GET 0 (this sets tx <= 0 )
SH1_L 0xfedcba90 exp. output: 0xfdb97520 act. output = 0xfdb97521
SH1_L 0x7654321f exp. output: 0xeca8643f act. output = 0xeca8643f
SH1_L 0x71234567 exp. output: 0xe2468ace act. output = 0xe2468ace

As you can see, the last bit is wrong for the first SH1_L operation. The
first SH1_L operation produces a carry for the NEXT SH1_L operation since
the MSB is set to one of the input, however, it seems that this carry is
already considered in the current SH1_L operation, which is wrong (tx
should be zero).
I checked the synthesis report and there are no latches, so I am a bit
clueless and almost desperate what is going wrong here. I use Xilinx ISE
12.1 for
synthesis, could there be a problem because I do not have a reset signal
in my architecture, that the wrong kind of latches are instantiated?

Many thanks for further helpful comments to solve this issue,
Patrick

 

[rickman]

On Feb 27, 11:02 am, Patrick <Patr...@hotmail.com> wrote:

Hi again,

Thanks to all your input, I implemented your suggestions, however the
problem remains the same. The result in simulation works fine, but the
hardware
outputs something different.

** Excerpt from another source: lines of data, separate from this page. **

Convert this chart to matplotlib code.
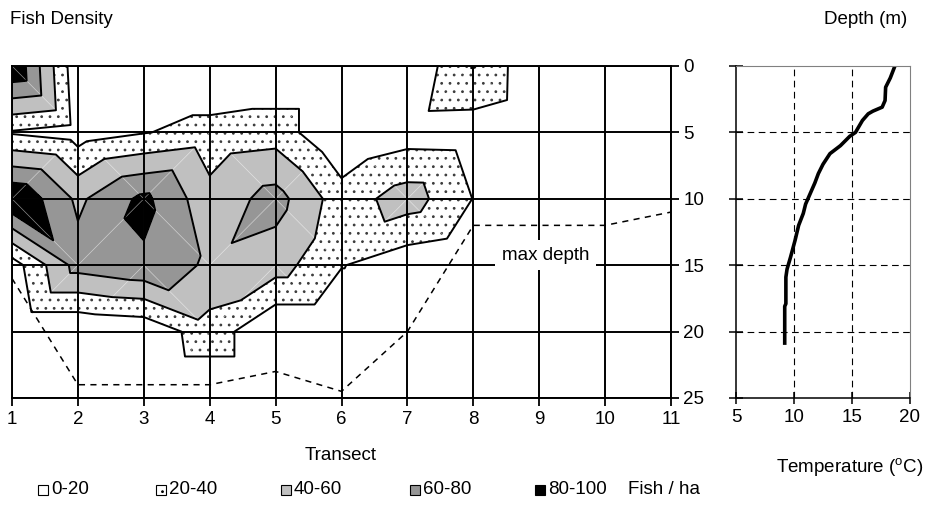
import matplotlib
matplotlib.use('Agg')
import matplotlib.pyplot as plt
import matplotlib.tri as mtri
from matplotlib.patches import Rectangle
import numpy as np

plt.rcParams['font.family'] = ['Liberation Sans', 'DejaVu Sans']
plt.rcParams['mathtext.fontset'] = 'custom'
plt.rcParams['mathtext.rm'] = 'Liberation Sans'
plt.rcParams['hatch.color'] = '#3c3c3c'
plt.rcParams['hatch.linewidth'] = 0.8

FS = 13.5

transects = [1, 2, 3, 4, 5, 6, 7, 8, 9, 10, 11]
depths = [0, 5, 10, 15, 20, 25]

# fish / ha, one row per depth, one column per transect
density = [
    [100, 5, 0, 0, 0, 0, 2, 41, 1, 0, 0],
    [18, 10, 19, 27, 31, 0, 10, 9, 0, 0, 0],
    [100, 56, 85, 47, 68, 29, 50, 19.5, 0, 0, 0],
    [10, 68, 77, 56, 49, 21, 7, 0, 0, 0, 0],
    [0, 0, 4, 32, 0, 0, 0, 0, 0, 0, 0],
    [0, 0, 0, 0, 0, 0, 0, 0, 0, 0, 0],
]

# bottom depth along the transects
max_depth = [16, 24, 24, 24, 23, 24.5, 20, 12, 12, 12, 11]

# temperature profile
temp_depth = [0, 0.9, 1.6, 2.6, 3.1, 3.4, 3.6, 4.1, 5.0, 5.3, 6.0, 6.6, 7.4,
              8.1, 8.8, 9.6, 10.4, 11.1, 12.0, 13.1, 14.4, 15.3, 15.9, 17.9,
              18.1, 19.6, 21.0]
temp_c = [18.7, 18.3, 17.9, 17.85, 17.6, 16.8, 16.4, 15.9, 15.3, 14.8, 14.0,
          13.1, 12.5, 12.1, 11.8, 11.4, 11.0, 10.8, 10.4, 10.1, 9.7, 9.4, 9.3,
          9.3, 9.2, 9.2, 9.2]

levels = [0, 20, 40, 60, 80, 100]
band_labels = ['0-20', '20-40', '40-60', '60-80', '80-100']
band_colors = ['white', 'white', '#c0c0c0', '#969696', 'black']
band_hatch = [None, '..', None, None, None]

W, H = 925, 515
fig = plt.figure(figsize=(W / 100, H / 100), dpi=100)

# pixel box -> figure fraction
def box(x0, y0, x1, y1):
    return [x0 / W, 1 - y1 / H, (x1 - x0) / W, (y1 - y0) / H]

ax = fig.add_axes(box(12, 66, 671, 398))

# split every grid cell in two triangles, along the diagonal joining the higher corners
z = np.array(density, dtype=float).ravel()
tt, dd = np.meshgrid(transects, depths)
nt = len(transects)
tris = []
for j in range(len(depths) - 1):
    for i in range(nt - 1):
        a = j * nt + i
        b, c = a + 1, a + nt
        e = c + 1
        if z[a] + z[e] >= z[b] + z[c]:
            tris += [[a, b, e], [a, e, c]]
        else:
            tris += [[a, b, c], [b, e, c]]
tri = mtri.Triangulation(tt.ravel().astype(float), dd.ravel().astype(float), tris)

ax.tricontourf(tri, z, levels=levels, colors=band_colors, hatches=band_hatch, zorder=1)
ax.triplot(tri, color='white', lw=0.5, alpha=0.55, zorder=1.5)
ax.tricontour(tri, z, levels=levels[1:-1], colors='black', linewidths=1.4, zorder=2)

ax.plot(transects, max_depth, color='black', lw=1.1, ls=(0, (4, 3.5)), zorder=3)

ax.set_xlim(1, 11)
ax.set_ylim(25, 0)
ax.set_xticks(transects)
ax.set_yticks(depths)
ax.yaxis.tick_right()
ax.grid(True, color='black', lw=1.4)
ax.set_axisbelow(False)
for s in ax.spines.values():
    s.set_linewidth(1.4)
ax.tick_params(direction='out', length=6, width=1.3, labelsize=FS, pad=3)

ax.text(9.1, 14.25, 'max depth', fontsize=FS, ha='center', va='center', zorder=5,
        bbox=dict(boxstyle='square,pad=0.35', fc='white', ec='none'))

# temperature panel
ax2 = fig.add_axes(box(736, 66, 910, 398))
ax2.plot(temp_c, temp_depth, color='black', lw=2.6, solid_capstyle='butt')
ax2.set_xlim(5, 20)
ax2.set_ylim(25, 0)
ax2.set_xticks([5, 10, 15, 20])
ax2.set_yticks(depths)
ax2.set_yticklabels([])
for d in depths[1:-1]:
    ax2.axhline(d, color='black', lw=0.8, ls=(0, (6, 4)))
for t in [10, 15]:
    ax2.axvline(t, color='black', lw=0.8, ls=(0, (6, 4)))
ax2.spines['top'].set_color('#808080')
ax2.spines['right'].set_color('#808080')
ax2.spines['left'].set_linewidth(1.1)
ax2.spines['bottom'].set_linewidth(1.1)
ax2.tick_params(axis='y', direction='inout', length=10, width=1.1)
ax2.tick_params(axis='x', direction='inout', length=8, width=1.1, labelsize=FS, pad=4)

fig.text(10 / W, 1 - 20 / H, 'Fish Density', fontsize=FS, ha='left', va='center')
fig.text(907 / W, 1 - 20 / H, 'Depth (m)', fontsize=FS, ha='right', va='center')
fig.text(341 / W, 1 - 455 / H, 'Transect', fontsize=FS, ha='center', va='center')
fig.text(850 / W, 1 - 468 / H, r'Temperature ($^\mathrm{o}$C)', fontsize=FS,
         ha='center', va='center')

# key along the bottom
key_x = [38, 156, 281, 410, 535]
key_y = 490
for x, lab, col, h in zip(key_x, band_labels, band_colors, band_hatch):
    fig.patches.append(Rectangle((x / W, (H - key_y - 5) / H), 10 / W, 10 / H,
                                 transform=fig.transFigure, facecolor=col,
                                 edgecolor='black', lw=0.8, hatch=h))
    fig.text((x + 13) / W, 1 - key_y / H, lab, fontsize=FS, ha='left', va='center')
fig.text(628 / W, 1 - key_y / H, 'Fish / ha', fontsize=FS, ha='left', va='center')

fig.savefig('out.png', dpi=100)
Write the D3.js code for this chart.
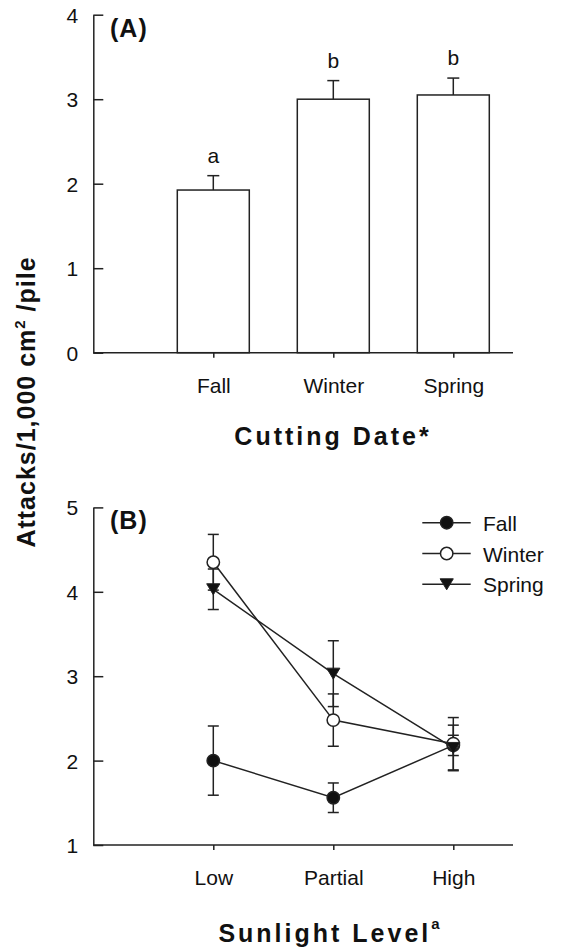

Just to briefly recap, I have two ctrl
signals that determine the behaviour of the entity:

GET (ctrl = "00000000") sets register tx to input of op1
SH1_L (ctrl = "00000001") res := (op1 << 1) | tx;
tx := tx >> 31;

library ieee;
use ieee.std_logic_1164.all;

entity test is
port
(
op1 : in std_logic_vector(31 downto 0); -- Input operand
ctrl : in std_logic_vector(7 downto 0); -- Control signal
clk : in std_logic; -- clock
res : out std_logic_vector(31 downto 0) -- Result
);
end;

architecture rtl of test is

type res_sel_type is (GET, SH1_L);

constant Z : std_logic_vector(31 downto 0) := (others => '0');

signal res_sel : res_sel_type;
signal load : std_logic := '0';
signal shl : std_logic := '0';

signal tx : std_logic_vector(31 downto 0) := (others => '0');
signal inp1 : std_logic_vector(31 downto 0) := (others => '0');

begin

dec_op: process (ctrl, op1)
begin

res_sel <= GET;
load <= '0';
shl <= '0';
inp1 <= ( others => '0');

case ctrl is

-- store operand
when "00000000" =
inp1 <= op1;
load <= '1';
res_sel <= GET;

-- 1-bit left-shift with carry
when "00000001" =
inp1 <= op1;
shl <= '1';
res_sel <= SH1_L;

when others =
-- Leave default values

end case;

end process;

sel_out: process (res_sel, inp1, tx)
begin

case res_sel is

when SH1_L =
res <= ( inp1(30 downto 0) & '0' ) or tx;

when others =
res <= (others => '0');

end case;

end process;

sync: process(clk)
begin
if clk'event and clk = '1' then
if load = '1' then
tx <= op1;
elsif shl = '1' then
tx <= Z(30 downto 0) & op1(31);
end if;
end if;
end process;

end rtl;

TESTPROGRAM

GET 0 (this sets tx <= 0 )
SH1_L 0xfedcba90 exp. output: 0xfdb97520 act. output = 0xfdb97521
SH1_L 0x7654321f exp. output: 0xeca8643f act. output = 0xeca8643f
SH1_L 0x71234567 exp. output: 0xe2468ace act. output = 0xe2468ace

As you can see, the last bit is wrong for the first SH1_L operation. The
first SH1_L operation produces a carry for the NEXT SH1_L operation since
the MSB is set to one of the input, however, it seems that this carry is
already considered in the current SH1_L operation, which is wrong (tx
should be zero).
I checked the synthesis report and there are no latches, so I am a bit
clueless and almost desperate what is going wrong here. I use Xilinx ISE
12.1 for
synthesis, could there be a problem because I do not have a reset signal
in my architecture, that the wrong kind of latches are instantiated?

Many thanks for further helpful comments to solve this issue,
Patrick

I'm not sure what your results mean really. It depends on when you
are looking at the output. If you are applying the inputs to the UUT
(unit under test) and toggle the clock, then look at the outputs, then
I think this result is correct. As soon as you get a rising edge on
the clock, tx will change and your output will change. The tx
register is the only register in your design. The rest of the circuit
is combinatorial, sot that those signals all change as soon as the
inputs change.

So what is the timing between your input stimulus, the output
observation and the clock?

Rick